14. Rate of sales tax varies from State to State. So also liability to pay octroi. Dealers may be from different parts of the country. Some may be having their place of business near the factory where the goods are manufactured. Others may have their activities in other corners of this vast country. Depending on the geographical location, the manufacturer will be compelled to sell the goods at different prices. Fixation of different prices to those different classes of wholesale buyers can certainly be on commercial considerations. In such a situation duty can be assessable on the basis of the different prices which will be the normal price of the goods. In other words, wholesale dealers of a particular region can constitute a separate class of buyer. When sale at factory gate is to one class of such buyers and sale from depot, to which stock has been transferred, takes place to other class of buyers, exfactory price charged cannot be relevant normal price for assessing duty on those goods. Question whether a wholesale buyer or dealer is a separate class or not is a question of fact and it has to be decided on an appreciation of the entire evidence made available by the manufacturer. Prior to the amendment of the Act, Depot cannot be treated as an extended arm of the factory or an extension of the factory where manufacturing process is undertaken.

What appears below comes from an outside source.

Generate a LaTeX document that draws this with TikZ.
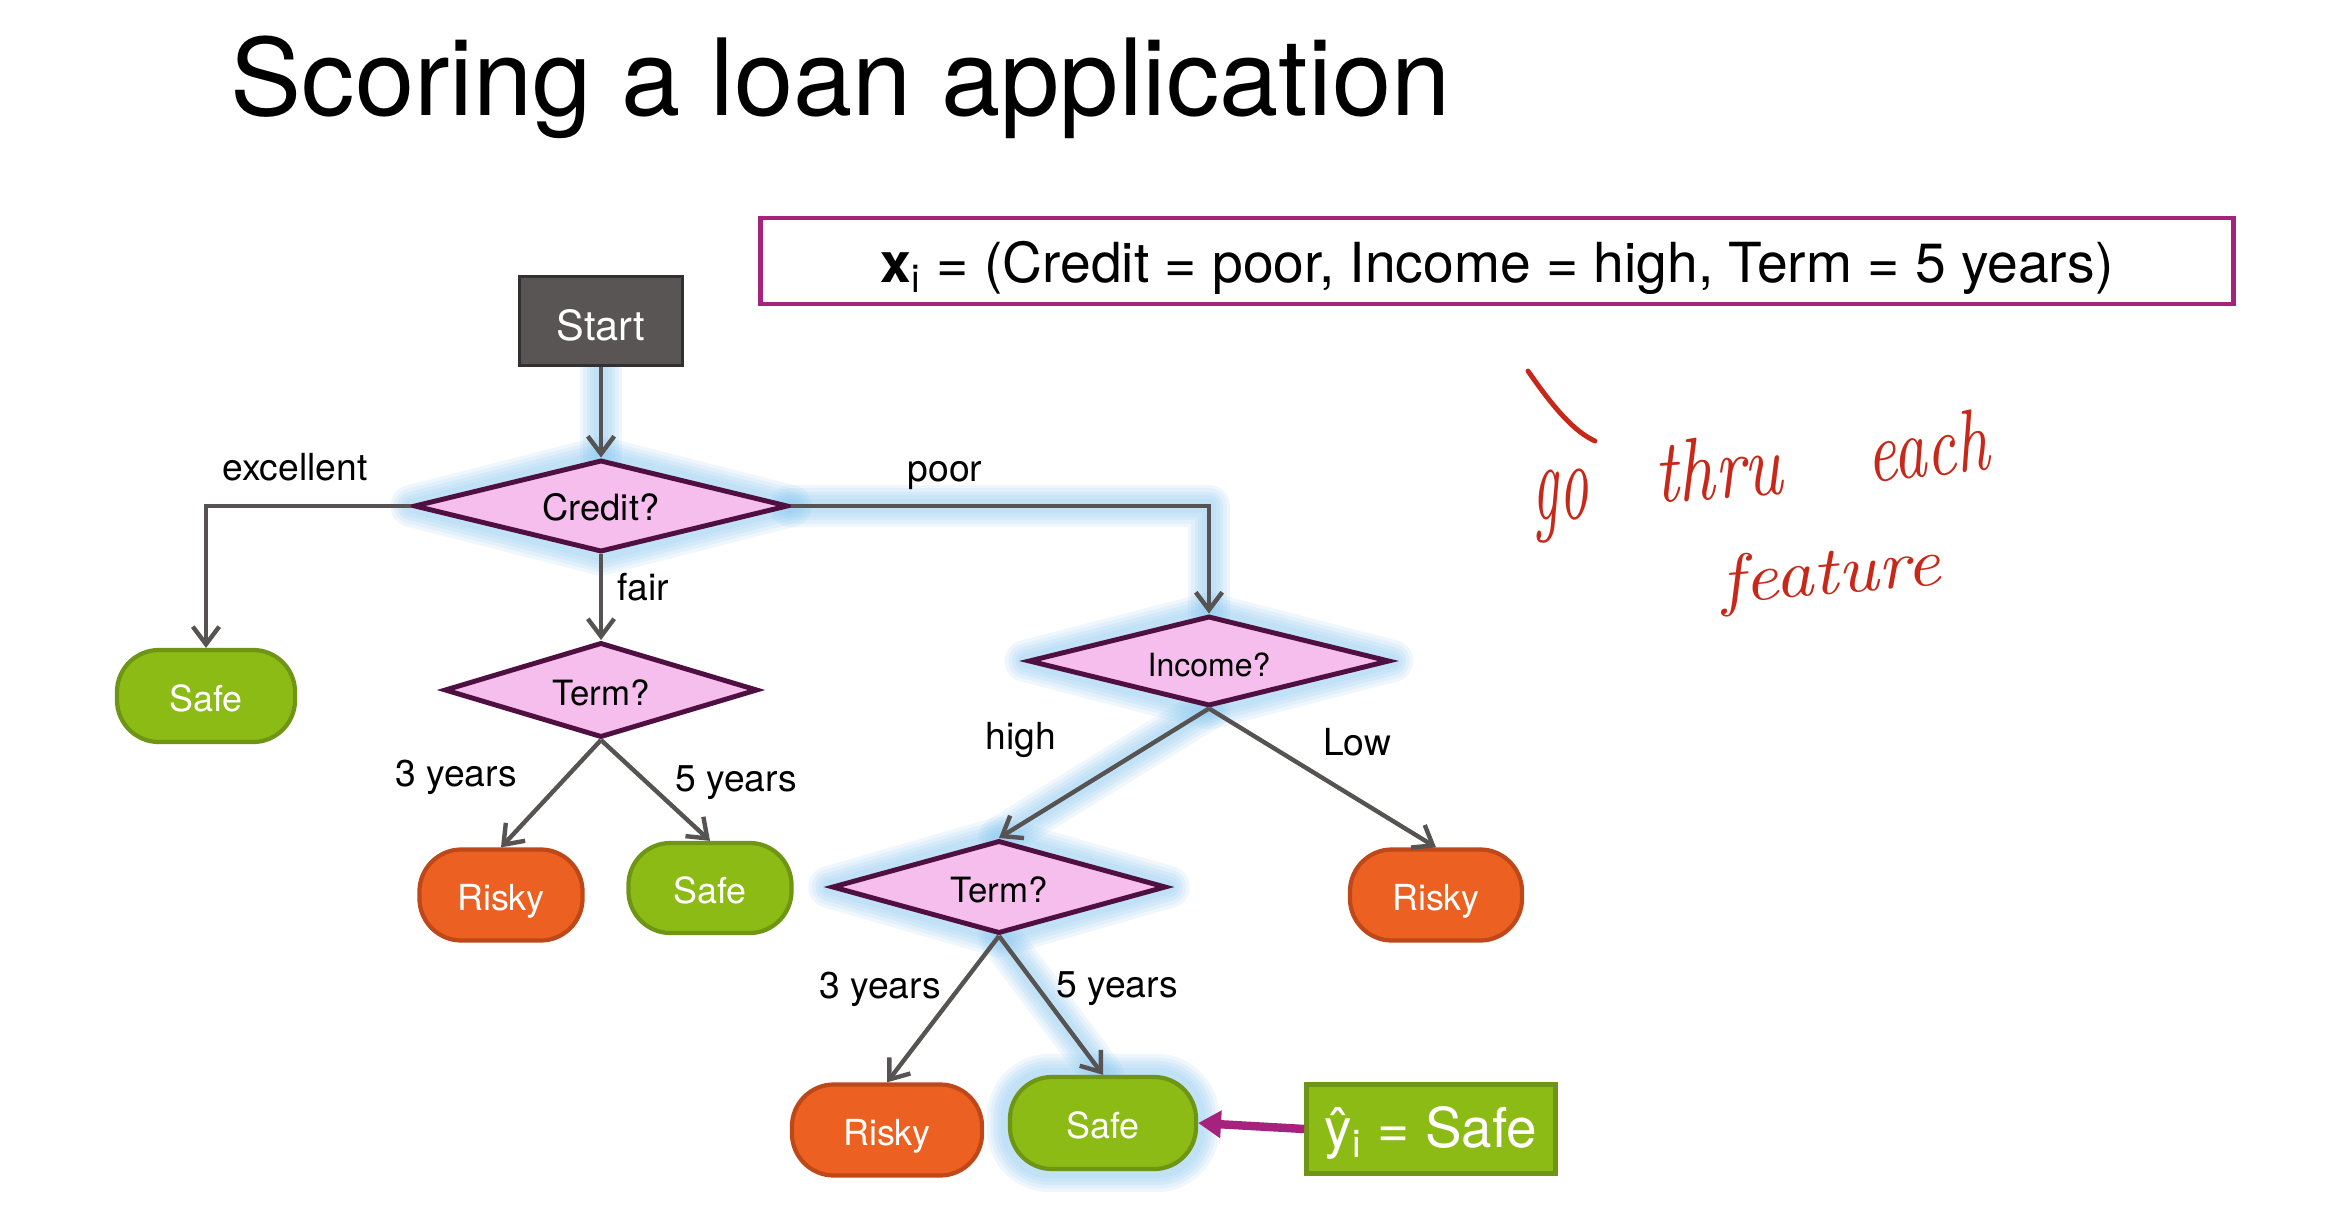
\documentclass[tikz,border=0pt]{standalone}
\usepackage{fontspec}
\usepackage{graphicx}
\newfontfamily\hv{TeX Gyre Heros}
\usetikzlibrary{shapes.geometric,arrows.meta,backgrounds}

\definecolor{edge}{RGB}{87,83,83}
\definecolor{pinkfill}{RGB}{245,190,236}
\definecolor{pinkdraw}{RGB}{80,15,65}
\definecolor{safefill}{RGB}{141,187,22}
\definecolor{safedraw}{RGB}{110,150,20}
\definecolor{riskfill}{RGB}{236,97,33}
\definecolor{riskdraw}{RGB}{190,72,25}
\definecolor{startfill}{RGB}{90,85,85}
\definecolor{startdraw}{RGB}{50,48,48}
\definecolor{plum}{RGB}{165,35,125}
\definecolor{ink}{RGB}{200,40,25}
\definecolor{halo}{RGB}{135,200,242}

% soft blue halo behind the followed branch, built from stacked translucent strokes
\newcommand\halo[2][]{%
  \foreach \w in {12,10,8,6,4}{%
    \draw[halo, opacity=0.13, line width=\w pt, line join=round, line cap=round, #1] #2;
  }%
}

\tikzset{
  decision/.style={diamond, shape aspect=4, draw=pinkdraw, fill=pinkfill, line width=1.4pt,
    inner sep=0pt, text=black, font=\hv\fontsize{10.3}{12}\selectfont,
    text height=9pt, text depth=0pt},
  leaf/.style={rectangle, rounded corners=0.42cm, line width=1.2pt, inner sep=0pt,
    text=white, font=\hv\fontsize{10.2}{12}\selectfont, text height=8.6pt, text depth=0pt},
  safeleaf/.style={leaf, fill=safefill, draw=safedraw},
  riskleaf/.style={leaf, fill=riskfill, draw=riskdraw},
  branch/.style={draw=edge, line width=1.25pt, -{Straight Barb[length=5pt,width=7.5pt]}},
  edgelabel/.style={font=\hv\fontsize{10.6}{12}\selectfont, text=black, inner sep=0pt},
  scrawl/.style={text=ink, inner sep=0pt},
}

\begin{document}
\begin{tikzpicture}[x=0.01cm, y=-0.01cm]
  \begin{scope}[on background layer]
    \fill[white] (0,0) rectangle (2326,1218);
  \end{scope}
  \useasboundingbox (0,0) rectangle (2326,1218);

  % heading
  \node[anchor=base west, inner sep=0pt, font=\hv\fontsize{30.3}{36}\selectfont] (title)
    at (230,116) {Scoring a loan application};

  % the input being scored
  \node[draw=plum, line width=1.4pt, minimum width=14.72cm, minimum height=0.86cm,
        inner sep=0pt] (xi) at (1497,261) {};
  \node[inner sep=0pt, font=\hv\fontsize{15.7}{18}\selectfont] (xitext) at (1497,268)
    {{\bfseries x}\textsubscript{i} = (Credit = poor, Income = high, Term = 5 years)};

  % tree nodes
  \node[draw=startdraw, fill=startfill, line width=1pt, minimum width=1.63cm,
        minimum height=0.89cm, inner sep=0pt, text=white, text height=11.3pt, text depth=0pt,
        font=\hv\fontsize{11.8}{14}\selectfont] (start) at (601,321) {Start};
  \node[decision, minimum width=3.74cm, minimum height=0.92cm, text height=8pt] (credit) at (601,506) {Credit?};
  \node[safeleaf, minimum width=1.78cm, minimum height=0.92cm] (safeA) at (206,696) {Safe};
  \node[decision, minimum width=3.13cm, minimum height=0.95cm, font=\hv\fontsize{9.9}{12}\selectfont] (termA) at (601,690) {Term?};
  \node[riskleaf, minimum width=1.63cm, minimum height=0.91cm] (riskA) at (501,895) {Risky};
  \node[safeleaf, minimum width=1.63cm, minimum height=0.90cm] (safeB) at (710,888) {Safe};
  \node[decision, minimum width=3.61cm, minimum height=0.90cm, font=\hv\fontsize{9.1}{11}\selectfont] (income) at (1209,661) {Income?};
  \node[decision, minimum width=3.34cm, minimum height=0.93cm, font=\hv\fontsize{9.9}{12}\selectfont] (termB) at (999,887) {Term?};
  \node[riskleaf, minimum width=1.72cm, minimum height=0.91cm] (riskB) at (1436,895) {Risky};
  \node[riskleaf, minimum width=1.90cm, minimum height=0.91cm] (riskC) at (887,1130) {Risky};
  \node[safeleaf, minimum width=1.86cm, minimum height=0.92cm] (safeC) at (1103,1123) {Safe};

  % prediction
  \node[draw=safedraw, fill=safefill, line width=1.3pt, minimum width=2.49cm,
        minimum height=0.89cm, inner sep=0pt, text=white, text height=11.5pt, text depth=1pt,
        font=\hv\fontsize{15.6}{18}\selectfont] (yhat) at (1431,1129)
    {ŷ\textsubscript{i} = Safe};

  % halo along the path taken
  \begin{scope}[on background layer]
    \halo{(start.south) -- (credit.north)}
    \halo{(credit.north) -- (credit.east) -- (credit.south) -- (credit.west) -- cycle}
    \halo{(credit.east) -| (income.north)}
    \halo{(income.north) -- (income.east) -- (income.south) -- (income.west) -- cycle}
    \halo{(income.south) -- (termB.north)}
    \halo{(termB.north) -- (termB.east) -- (termB.south) -- (termB.west) -- cycle}
    \halo{(termB.south) -- (safeC.north)}
    \halo[rounded corners=0.42cm]{(safeC.south west) rectangle (safeC.north east)}
  \end{scope}

  % branches
  \draw[branch] (start.south) -- (credit.north);
  \draw[branch] (credit.west) -| (safeA.north);
  \draw[branch] (credit.south) -- (termA.north);
  \draw[branch] (credit.east) -| (income.north);
  \draw[branch] (termA.south) -- (riskA.north);
  \draw[branch] (termA.south) -- (safeB.north);
  \draw[branch] (income.south) -- (termB.north);
  \draw[branch] (income.south) -- (riskB.north);
  \draw[branch] (termB.south) -- (riskC.north);
  \draw[branch] (termB.south) -- (safeC.north);

  \draw[draw=plum, line width=2.4pt, -{Triangle[length=6.5pt,width=7.5pt]}] (yhat.west) -- (safeC.east);

  % branch labels
  \node[edgelabel] (lexc) at (295,467) {excellent};
  \node[edgelabel] (lpoor) at (945,476) {poor};
  \node[edgelabel] (lfair) at (643,587) {fair};
  \node[edgelabel] (l3a) at (456,777) {3 years};
  \node[edgelabel] (l5a) at (736,783) {5 years};
  \node[edgelabel] (lhigh) at (1021,740) {high};
  \node[edgelabel] (llow) at (1357,742) {Low};
  \node[edgelabel] (l3b) at (880,989) {3 years};
  \node[edgelabel] (l5b) at (1117,989) {5 years};

  % handwritten note
  \coordinate (tickA) at (1528,371);
  \coordinate (tickB) at (1595,441);
  \draw[ink, line width=1.4pt, line cap=round] (tickA) .. controls (1555,410) and (1575,432) .. (tickB);
  \node[scrawl, rotate=2] (wgo) at (1561,506) {\resizebox*{0.55cm}{0.73cm}{\itshape go}};
  \node[scrawl, rotate=4] (wthru) at (1718,468) {\resizebox*{1.28cm}{0.63cm}{\itshape thru}};
  \node[scrawl, rotate=6] (weach) at (1927,446) {\resizebox*{1.22cm}{0.62cm}{\itshape each}};
  \node[scrawl, rotate=5] (wfeat) at (1831,577) {\resizebox*{2.20cm}{0.62cm}{\itshape feature}};
\end{tikzpicture}
\end{document}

15. In all the appeals before us the stand taken by the Department, appellant, is that wholesale dealers in India cannot be considered as belonging to different classes on the ground that they are located in different parts of the country and that when factory gate sales to independent buyers are available the same value should be applicable for all clearances. These arguments cannot stand in view of the conclusions reached by us earlier in this judgment. Consequently, the appeals have to fail.
16. In view of what has been stated, we find no reason to interfere with the orders passed by the Commissioner (Appeals) impugned in appeals in the cases of Collector of Central Excise, Chandigarh v. Royal Biscuits (P) Ltd.,Parwanoo and Collector of Central Excise, Chandigarh v. Bakemans Industries (P) Ltd., Patiala, they are dismissed.
17. The facts in Collector of Central Excise, Aurangabad v. Taparia Tools Ltd., Nasik are different from those in the above appeals. In Taparia's case the manufacturer was transferring stock to their consignment agent M/s. M.J. & Sons where from goods were sold at a discount of 31% to wholesalers, the same rate of discount as in the case of sales to other wholesalers. Discount allowed in wholesale trade was only 31%. Transfer to a consignment agent was not a sale. We find no justification in allowing a higher deduction of 35% in relation to goods transferred to M/s. M.J. & Sons. The differential discount in relation to goods transferred to M/s. M.J. & Sons should also constitute the assessable value of the goods. In this view this appeal of the Revenue is allowed.